Much like axle-to-axle length, understanding brace height is super easy. Brace height is measured from the string in a straight line to the deepest part, or throat, of the grip. Traditionally, bows with more extended brace heights tend to be a bit more forgiving. This is because the arrow departs the string sooner, giving the shooter less time to add an element of human error to the shot. Longer brace heights tend to produce a smooth draw, while shorter brace heights tend to make the draw cycle a bit more rigid. Shorter brace height bows will often be a bit faster but can be more challenging for a new shooter to control. When it comes to the length, I consider anything over 6 ½ inches to be a longer brace-height bow, and any measurement below to be a shorter brace height bow.
This term is significant to understand. Some states have laws that make hunting illegal if you have a letoff rating that is too high. Letoff is the point during the draw cycle when the bow's draw weight is significantly reduced. For instance, if you have a bow set at 70 pounds of draw weight, that doesn't mean you'll be holding 70 pounds of weight at full draw. Instead, at a certain point during the draw cycle — usually about halfway through — letoff kicks in. You're pulling the total draw weight, and as peak weight builds, the bow smoothly transitions to letoff.

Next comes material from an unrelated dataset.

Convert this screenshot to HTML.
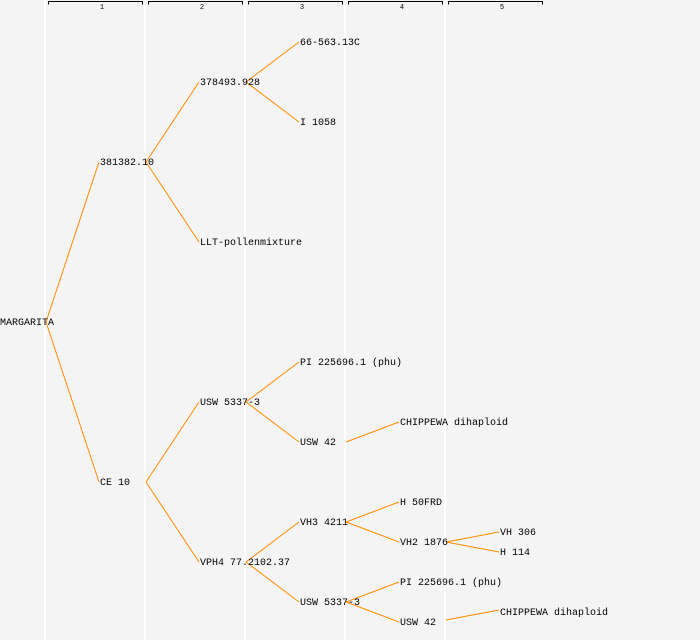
<!DOCTYPE html>
<html><head><meta charset="utf-8"><style>
html,body{margin:0;padding:0;background:#f4f4f4;}
svg{display:block;}
text{font-family:"Liberation Mono","DejaVu Sans Mono",monospace;font-size:10px;fill:#000;}
</style></head><body>
<svg width="700" height="640" viewBox="0 0 700 640">
<rect width="700" height="640" fill="#f4f4f4"/>
<g stroke="#ffffff" stroke-width="2">
<line x1="45" y1="0" x2="45" y2="640"/><line x1="145" y1="0" x2="145" y2="640"/>
<line x1="245" y1="0" x2="245" y2="640"/><line x1="345" y1="0" x2="345" y2="640"/>
<line x1="445" y1="0" x2="445" y2="640"/>
</g>
<g stroke="#000" stroke-width="1" fill="none">
<polyline points="48.5,4.5 48.5,1.5 142.5,1.5 142.5,4.5"/>
<polyline points="148.5,4.5 148.5,1.5 242.5,1.5 242.5,4.5"/>
<polyline points="248.5,4.5 248.5,1.5 342.5,1.5 342.5,4.5"/>
<polyline points="348.5,4.5 348.5,1.5 442.5,1.5 442.5,4.5"/>
<polyline points="448.5,4.5 448.5,1.5 542.5,1.5 542.5,4.5"/>
</g>
<g text-anchor="middle">
<text x="102" y="9" style="font-size:7px">1</text><text x="202" y="9" style="font-size:7px">2</text>
<text x="302" y="9" style="font-size:7px">3</text><text x="402" y="9" style="font-size:7px">4</text>
<text x="502" y="9" style="font-size:7px">5</text>
</g>
<g stroke="#ff8c00" stroke-width="1" fill="none">
<line x1="46" y1="322" x2="99" y2="162"/><line x1="46" y1="322" x2="99" y2="482"/>
<line x1="146" y1="162" x2="199" y2="82"/><line x1="146" y1="162" x2="199" y2="242"/>
<line x1="246" y1="82" x2="299" y2="42"/><line x1="246" y1="82" x2="299" y2="122"/>
<line x1="146" y1="482" x2="199" y2="402"/><line x1="146" y1="482" x2="199" y2="562"/>
<line x1="246" y1="402" x2="299" y2="362"/><line x1="246" y1="402" x2="299" y2="442"/>
<line x1="346" y1="442" x2="399" y2="422"/>
<line x1="246" y1="562" x2="299" y2="522"/><line x1="246" y1="562" x2="299" y2="602"/>
<line x1="346" y1="522" x2="399" y2="502"/><line x1="346" y1="522" x2="399" y2="542"/>
<line x1="446" y1="542" x2="499" y2="532"/><line x1="446" y1="542" x2="499" y2="552"/>
<line x1="346" y1="602" x2="399" y2="582"/><line x1="346" y1="602" x2="399" y2="622"/>
<line x1="446" y1="620" x2="499" y2="610"/>
</g>
<g>
<text x="0" y="325">MARGARITA</text>
<text x="100" y="165">381382.10</text>
<text x="100" y="485">CE 10</text>
<text x="200" y="85">378493.928</text>
<text x="200" y="245">LLT-pollenmixture</text>
<text x="300" y="45">66-563.13C</text>
<text x="300" y="125">I 1058</text>
<text x="200" y="405">USW 5337-3</text>
<text x="200" y="565">VPH4 77.2102.37</text>
<text x="300" y="365">PI 225696.1 (phu)</text>
<text x="300" y="445">USW 42</text>
<text x="400" y="425">CHIPPEWA dihaploid</text>
<text x="300" y="525">VH3 4211</text>
<text x="300" y="605">USW 5337-3</text>
<text x="400" y="505">H 50FRD</text>
<text x="400" y="545">VH2 1876</text>
<text x="500" y="535">VH 306</text>
<text x="500" y="555">H 114</text>
<text x="400" y="585">PI 225696.1 (phu)</text>
<text x="400" y="625">USW 42</text>
<text x="500" y="615">CHIPPEWA dihaploid</text>
</g>
</svg>
</body></html>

Eighty percent is a very standard letoff rating, meaning if your bow is set at 70 pounds of draw weight, holding weight at full draw will be around 14 pounds. Many bow manufacturers create bows with adjustable letoff ratings. Standard letoff ratings are 75, 80, 85 and 90 percent. Remember to read state game laws before choosing your go-to letoff. More letoff means less holding weight, but doesn't always mean better accuracy. A letoff rating of 75 percent is typically the choice of serious target archers.
I could see he was confused. The pro shop owner kept telling the young shooter he was putting too much torque on the riser. The riser is the platform of the bow, and contains the bow's grip. Some grips are direct-to-riser grips, while others are a device laid into the riser. Torque happens when unnecessary pressure is applied to the riser through the grip.
Many new shooters get their hand deep in the grip and squeeze the life out of it. Squeezing adds torque, which will rob you of the type of accuracy you're looking for. While a death grip is natural, it's not what you want. The bow isn't going to jump out of your hand. If you're worried about this, add a wrist sling. Your grip should be the same every single time. To find the proper grip position, raise your bowhand straight up out in front of you. The thumb will be at a 45-degree angle. This is the ideal position to put your hand into the grip. You don't want the grip to be straight up and down or turned too far to the inside or outside. Let the grip fall into the palm-swell area of your hand, and once you reach full draw, relax the bow arm from the hand to the elbow.
This term has nothing to do with a boat. Your anchor position is one of the most critical components to consistent accuracy in the world of archery. You want to eliminate arrow contact on your face. A good rule of the thumb is for the string to rest lightly on the tip of the nose. If shooting a handheld release, rest the V formed by the index and middle finger against the jawline. If shooting an index-finger release, the index finger's knuckle should be at the base of the ear.
There you have it — some basic bow terminology that will help you immensely as you start your journey into the wonderful world of archery and bowhunting.